** WORK TO COMPLETE **
Output all entries verbatim. Skip pictures.

** INFORMATION SHOWN **

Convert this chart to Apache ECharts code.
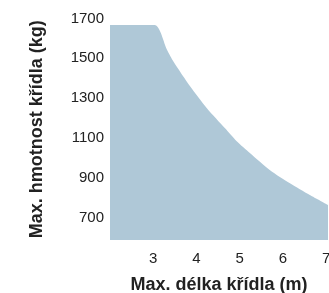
<!DOCTYPE html>
<html><head><meta charset="utf-8">
<script src="https://cdn.jsdelivr.net/npm/echarts@6/dist/echarts.min.js"></script>
<style>html,body{margin:0;padding:0;background:#fff}#c{width:329px;height:293px}</style>
</head><body><div id="c"></div>
<script>
var wingLength = [2, 3.03, 3.32, 3.47, 3.86, 4.24, 4.66, 4.93, 5.24, 5.70, 6.16, 6.62, 7.04];
var wingMass = [1667, 1667, 1542, 1483, 1357, 1249, 1148, 1083, 1023, 938, 872, 813, 763];
var yTicks = [700, 900, 1100, 1300, 1500, 1700];
var xTicks = [3, 4, 5, 6, 7];
var xName = 'Max. délka křídla (m)';
var yName = 'Max. hmotnost křídla (kg)';

var data = wingLength.map(function (x, i) { return [x, wingMass[i]]; });
var chart = echarts.init(document.getElementById('c'));
var font = 'Liberation Sans, Arial, Helvetica, sans-serif';
chart.setOption({
  animation: false,
  grid: {left: 110, right: 1, top: 18.5, bottom: 53, containLabel: false, outerBoundsMode: 'none'},
  xAxis: {
    type: 'value', min: 2, max: 7.04,
    axisLine: {show: false}, axisTick: {show: false}, splitLine: {show: false},
    axisLabel: {customValues: xTicks, color: '#222', fontSize: 15, fontFamily: font, margin: 11,
      formatter: function (v) { return String(v); }},
    name: xName, nameLocation: 'middle', nameGap: 36,
    nameTextStyle: {color: '#222', fontSize: 18, fontWeight: 'bold', fontFamily: font}
  },
  yAxis: {
    type: 'value', min: 587, max: 1700,
    axisLine: {show: false}, axisTick: {show: false}, splitLine: {show: false},
    axisLabel: {customValues: yTicks, color: '#222', fontSize: 15, fontFamily: font, margin: 6,
      formatter: function (v) { return String(v); }},
    name: yName, nameLocation: 'middle', nameGap: 64, nameRotate: 90,
    nameTextStyle: {color: '#222', fontSize: 18, fontWeight: 'bold', fontFamily: font}
  },
  series: [{
    type: 'line', data: data, smooth: 0.25,
    showSymbol: false, lineStyle: {width: 0},
    areaStyle: {color: '#afc8d7', opacity: 1, origin: 'start'}
  }]
});
</script></body></html>
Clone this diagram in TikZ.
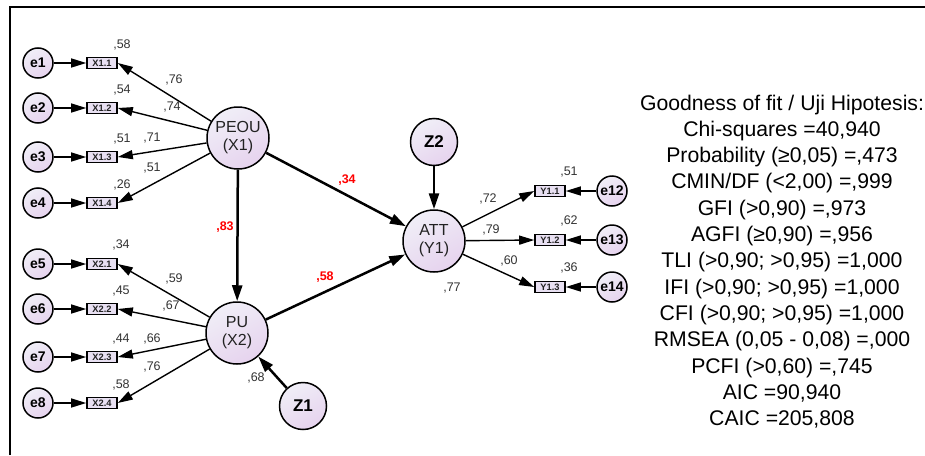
\documentclass[tikz,border=0pt]{standalone}
\usepackage{fontspec}
\setmainfont{Liberation Sans}
\usetikzlibrary{arrows.meta}
\definecolor{lavtop}{HTML}{F0EEF7}
\definecolor{lavbot}{HTML}{E6D3EE}
\definecolor{boxfill}{HTML}{E8E0F2}
\definecolor{txtgray}{HTML}{222222}
\definecolor{lblgray}{HTML}{333333}
\tikzset{
  shadedcirc/.style={circle, draw=black, line width=1.5pt, top color=lavtop, bottom color=lavbot, shading angle=30, inner sep=0pt},
  err/.style={shadedcirc, minimum size=30pt, font=\fontsize{14}{14}\selectfont\bfseries},
  lat/.style={shadedcirc, minimum size=62pt, align=center, text=txtgray, font=\fontsize{16}{18}\selectfont},
  dist/.style={shadedcirc, minimum size=47pt, font=\fontsize{17}{17}\selectfont\bfseries},
  ind/.style={rectangle, draw=black, line width=1.6pt, fill=boxfill, minimum width=30pt, minimum height=11pt, inner sep=0pt, font=\fontsize{9.3}{9.3}\selectfont\bfseries, text=txtgray},
  lbl/.style={inner sep=0pt, text=lblgray, font=\fontsize{12.5}{12.5}\selectfont},
  rlbl/.style={inner sep=0pt, text=red, font=\fontsize{12.5}{12.5}\selectfont\bfseries},
  arr/.style={line width=1.4pt, -{Triangle[length=15pt,width=9pt]}},
  sarr/.style={line width=2.5pt, -{Triangle[length=16pt,width=10pt]}},
  fitline/.style={inner sep=0pt, anchor=base, font=\fontsize{21.2}{21.2}\selectfont, text=black}
}
\begin{document}
\begin{tikzpicture}[x=1pt,y=-1pt]
\useasboundingbox (0,0) rectangle (925,455);
\draw[line width=2pt] (10,455) -- (10,7) -- (925,7);

% latent
\node[lat] (peou) at (238,138) {PEOU\\(X1)};
\node[lat] (pu) at (237,333) {PU\\(X2)};
\node[lat] (att) at (434,241) {ATT\\(Y1)};
\node[dist] (z1) at (303,406) {Z1};
\node[dist] (z2) at (434,142) {Z2};

% X1 indicators
\foreach \i/\y in {1/63,2/108,3/157,4/203}{
  \node[err] (e\i) at (38,\y) {e\i};
  \node[ind] (x1\i) at (102,\y) {X1.\i};
  \draw[arr] (e\i) -- (x1\i);
  \draw[arr] (peou) -- (x1\i.east);
}
% X2 indicators
\foreach \i/\j/\y in {1/5/264,2/6/309,3/7/357,4/8/403}{
  \node[err] (e\j) at (38,\y) {e\j};
  \node[ind] (x2\i) at (102,\y) {X2.\i};
  \draw[arr] (e\j) -- (x2\i);
  \draw[arr] (pu) -- (x2\i.east);
}
% Y1 indicators
\foreach \i/\j/\y in {1/12/191,2/13/240,3/14/287}{
  \node[err] (e\j) at (612,\y) {e\j};
  \node[ind] (y1\i) at (550,\y) {Y1.\i};
  \draw[arr] (e\j) -- (y1\i);
  \draw[arr] (att) -- (y1\i.west);
}

% structural
\draw[sarr] (peou) -- (pu);
\draw[sarr] (peou) -- (att);
\draw[sarr] (pu) -- (att);
\draw[sarr] (z1) -- (pu);
\draw[sarr] (z2) -- (att);

% loadings X1
\node[lbl] (l58a) at (122,45) {,58};
\node[lbl] (l54) at (122,90) {,54};
\node[lbl] (l51a) at (122,139) {,51};
\node[lbl] (l26) at (122,185) {,26};
\node[lbl] (l76a) at (174,80) {,76};
\node[lbl] (l74) at (172,107) {,74};
\node[lbl] (l71) at (152,138) {,71};
\node[lbl] (l51b) at (152,168) {,51};
% loadings X2
\node[lbl] (l34) at (121,245) {,34};
\node[lbl] (l45) at (121,291) {,45};
\node[lbl] (l44) at (121,339) {,44};
\node[lbl] (l58b) at (121,385) {,58};
\node[lbl] (l59) at (174,279) {,59};
\node[lbl] (l67) at (171,306) {,67};
\node[lbl] (l66) at (152,339) {,66};
\node[lbl] (l76b) at (152,367) {,76};
\node[lbl] (l68) at (256,378) {,68};
% loadings Y1
\node[lbl] (l72) at (488,199) {,72};
\node[lbl] (l79) at (491,230) {,79};
\node[lbl] (l60) at (509,261) {,60};
\node[lbl] (l77) at (452,288) {,77};
\node[lbl] (l51c) at (569,172) {,51};
\node[lbl] (l62) at (569,221) {,62};
\node[lbl] (l36) at (569,268) {,36};
% structural coefficients
\node[rlbl] (r83) at (225,227) {,83};
\node[rlbl] (r34) at (347,180) {,34};
\node[rlbl] (r58) at (325,277) {,58};

% goodness of fit
\foreach \t [count=\k from 0] in {
  {Goodness of fit / Uji Hipotesis:},
  {Chi-squares =40,940},
  {Probability (≥0,05) =,473},
  {CMIN/DF (<2,00) =,999},
  {GFI (>0,90) =,973},
  {AGFI (≥0,90) =,956},
  {TLI (>0,90; >0,95) =1,000},
  {IFI (>0,90; >0,95) =1,000},
  {CFI (>0,90; >0,95) =1,000},
  {RMSEA (0,05 - 0,08) =,000},
  {PCFI (>0,60) =,745},
  {AIC =90,940},
  {CAIC =205,808}}{
  \node[fitline] (fit\k) at (782,{110+26.3*\k}) {\t};
}
\end{tikzpicture}
\end{document}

** SOLUTION FOR THIS EXERCISE **
Convert this chart to Apache ECharts code.
<!DOCTYPE html>
<html><head><meta charset="utf-8">
<script src="https://cdn.jsdelivr.net/npm/echarts@6/dist/echarts.min.js"></script>
<style>html,body{margin:0;padding:0;background:#fff}#c{width:329px;height:293px}</style>
</head><body><div id="c"></div>
<script>
var wingLength = [2, 3.03, 3.32, 3.47, 3.86, 4.24, 4.66, 4.93, 5.24, 5.70, 6.16, 6.62, 7.04];
var wingMass = [1667, 1667, 1542, 1483, 1357, 1249, 1148, 1083, 1023, 938, 872, 813, 763];
var yTicks = [700, 900, 1100, 1300, 1500, 1700];
var xTicks = [3, 4, 5, 6, 7];
var xName = 'Max. délka křídla (m)';
var yName = 'Max. hmotnost křídla (kg)';

var data = wingLength.map(function (x, i) { return [x, wingMass[i]]; });
var chart = echarts.init(document.getElementById('c'));
var font = 'Liberation Sans, Arial, Helvetica, sans-serif';
chart.setOption({
  animation: false,
  grid: {left: 110, right: 1, top: 18.5, bottom: 53, containLabel: false, outerBoundsMode: 'none'},
  xAxis: {
    type: 'value', min: 2, max: 7.04,
    axisLine: {show: false}, axisTick: {show: false}, splitLine: {show: false},
    axisLabel: {customValues: xTicks, color: '#222', fontSize: 15, fontFamily: font, margin: 11,
      formatter: function (v) { return String(v); }},
    name: xName, nameLocation: 'middle', nameGap: 36,
    nameTextStyle: {color: '#222', fontSize: 18, fontWeight: 'bold', fontFamily: font}
  },
  yAxis: {
    type: 'value', min: 587, max: 1700,
    axisLine: {show: false}, axisTick: {show: false}, splitLine: {show: false},
    axisLabel: {customValues: yTicks, color: '#222', fontSize: 15, fontFamily: font, margin: 6,
      formatter: function (v) { return String(v); }},
    name: yName, nameLocation: 'middle', nameGap: 64, nameRotate: 90,
    nameTextStyle: {color: '#222', fontSize: 18, fontWeight: 'bold', fontFamily: font}
  },
  series: [{
    type: 'line', data: data, smooth: 0.25,
    showSymbol: false, lineStyle: {width: 0},
    areaStyle: {color: '#afc8d7', opacity: 1, origin: 'start'}
  }]
});
</script></body></html>
Clone this diagram in TikZ.
\documentclass[tikz,border=0pt]{standalone}
\usepackage{fontspec}
\setmainfont{Liberation Sans}
\usetikzlibrary{arrows.meta}
\definecolor{lavtop}{HTML}{F0EEF7}
\definecolor{lavbot}{HTML}{E6D3EE}
\definecolor{boxfill}{HTML}{E8E0F2}
\definecolor{txtgray}{HTML}{222222}
\definecolor{lblgray}{HTML}{333333}
\tikzset{
  shadedcirc/.style={circle, draw=black, line width=1.5pt, top color=lavtop, bottom color=lavbot, shading angle=30, inner sep=0pt},
  err/.style={shadedcirc, minimum size=30pt, font=\fontsize{14}{14}\selectfont\bfseries},
  lat/.style={shadedcirc, minimum size=62pt, align=center, text=txtgray, font=\fontsize{16}{18}\selectfont},
  dist/.style={shadedcirc, minimum size=47pt, font=\fontsize{17}{17}\selectfont\bfseries},
  ind/.style={rectangle, draw=black, line width=1.6pt, fill=boxfill, minimum width=30pt, minimum height=11pt, inner sep=0pt, font=\fontsize{9.3}{9.3}\selectfont\bfseries, text=txtgray},
  lbl/.style={inner sep=0pt, text=lblgray, font=\fontsize{12.5}{12.5}\selectfont},
  rlbl/.style={inner sep=0pt, text=red, font=\fontsize{12.5}{12.5}\selectfont\bfseries},
  arr/.style={line width=1.4pt, -{Triangle[length=15pt,width=9pt]}},
  sarr/.style={line width=2.5pt, -{Triangle[length=16pt,width=10pt]}},
  fitline/.style={inner sep=0pt, anchor=base, font=\fontsize{21.2}{21.2}\selectfont, text=black}
}
\begin{document}
\begin{tikzpicture}[x=1pt,y=-1pt]
\useasboundingbox (0,0) rectangle (925,455);
\draw[line width=2pt] (10,455) -- (10,7) -- (925,7);

% latent
\node[lat] (peou) at (238,138) {PEOU\\(X1)};
\node[lat] (pu) at (237,333) {PU\\(X2)};
\node[lat] (att) at (434,241) {ATT\\(Y1)};
\node[dist] (z1) at (303,406) {Z1};
\node[dist] (z2) at (434,142) {Z2};

% X1 indicators
\foreach \i/\y in {1/63,2/108,3/157,4/203}{
  \node[err] (e\i) at (38,\y) {e\i};
  \node[ind] (x1\i) at (102,\y) {X1.\i};
  \draw[arr] (e\i) -- (x1\i);
  \draw[arr] (peou) -- (x1\i.east);
}
% X2 indicators
\foreach \i/\j/\y in {1/5/264,2/6/309,3/7/357,4/8/403}{
  \node[err] (e\j) at (38,\y) {e\j};
  \node[ind] (x2\i) at (102,\y) {X2.\i};
  \draw[arr] (e\j) -- (x2\i);
  \draw[arr] (pu) -- (x2\i.east);
}
% Y1 indicators
\foreach \i/\j/\y in {1/12/191,2/13/240,3/14/287}{
  \node[err] (e\j) at (612,\y) {e\j};
  \node[ind] (y1\i) at (550,\y) {Y1.\i};
  \draw[arr] (e\j) -- (y1\i);
  \draw[arr] (att) -- (y1\i.west);
}

% structural
\draw[sarr] (peou) -- (pu);
\draw[sarr] (peou) -- (att);
\draw[sarr] (pu) -- (att);
\draw[sarr] (z1) -- (pu);
\draw[sarr] (z2) -- (att);

% loadings X1
\node[lbl] (l58a) at (122,45) {,58};
\node[lbl] (l54) at (122,90) {,54};
\node[lbl] (l51a) at (122,139) {,51};
\node[lbl] (l26) at (122,185) {,26};
\node[lbl] (l76a) at (174,80) {,76};
\node[lbl] (l74) at (172,107) {,74};
\node[lbl] (l71) at (152,138) {,71};
\node[lbl] (l51b) at (152,168) {,51};
% loadings X2
\node[lbl] (l34) at (121,245) {,34};
\node[lbl] (l45) at (121,291) {,45};
\node[lbl] (l44) at (121,339) {,44};
\node[lbl] (l58b) at (121,385) {,58};
\node[lbl] (l59) at (174,279) {,59};
\node[lbl] (l67) at (171,306) {,67};
\node[lbl] (l66) at (152,339) {,66};
\node[lbl] (l76b) at (152,367) {,76};
\node[lbl] (l68) at (256,378) {,68};
% loadings Y1
\node[lbl] (l72) at (488,199) {,72};
\node[lbl] (l79) at (491,230) {,79};
\node[lbl] (l60) at (509,261) {,60};
\node[lbl] (l77) at (452,288) {,77};
\node[lbl] (l51c) at (569,172) {,51};
\node[lbl] (l62) at (569,221) {,62};
\node[lbl] (l36) at (569,268) {,36};
% structural coefficients
\node[rlbl] (r83) at (225,227) {,83};
\node[rlbl] (r34) at (347,180) {,34};
\node[rlbl] (r58) at (325,277) {,58};

% goodness of fit
\foreach \t [count=\k from 0] in {
  {Goodness of fit / Uji Hipotesis:},
  {Chi-squares =40,940},
  {Probability (≥0,05) =,473},
  {CMIN/DF (<2,00) =,999},
  {GFI (>0,90) =,973},
  {AGFI (≥0,90) =,956},
  {TLI (>0,90; >0,95) =1,000},
  {IFI (>0,90; >0,95) =1,000},
  {CFI (>0,90; >0,95) =1,000},
  {RMSEA (0,05 - 0,08) =,000},
  {PCFI (>0,60) =,745},
  {AIC =90,940},
  {CAIC =205,808}}{
  \node[fitline] (fit\k) at (782,{110+26.3*\k}) {\t};
}
\end{tikzpicture}
\end{document}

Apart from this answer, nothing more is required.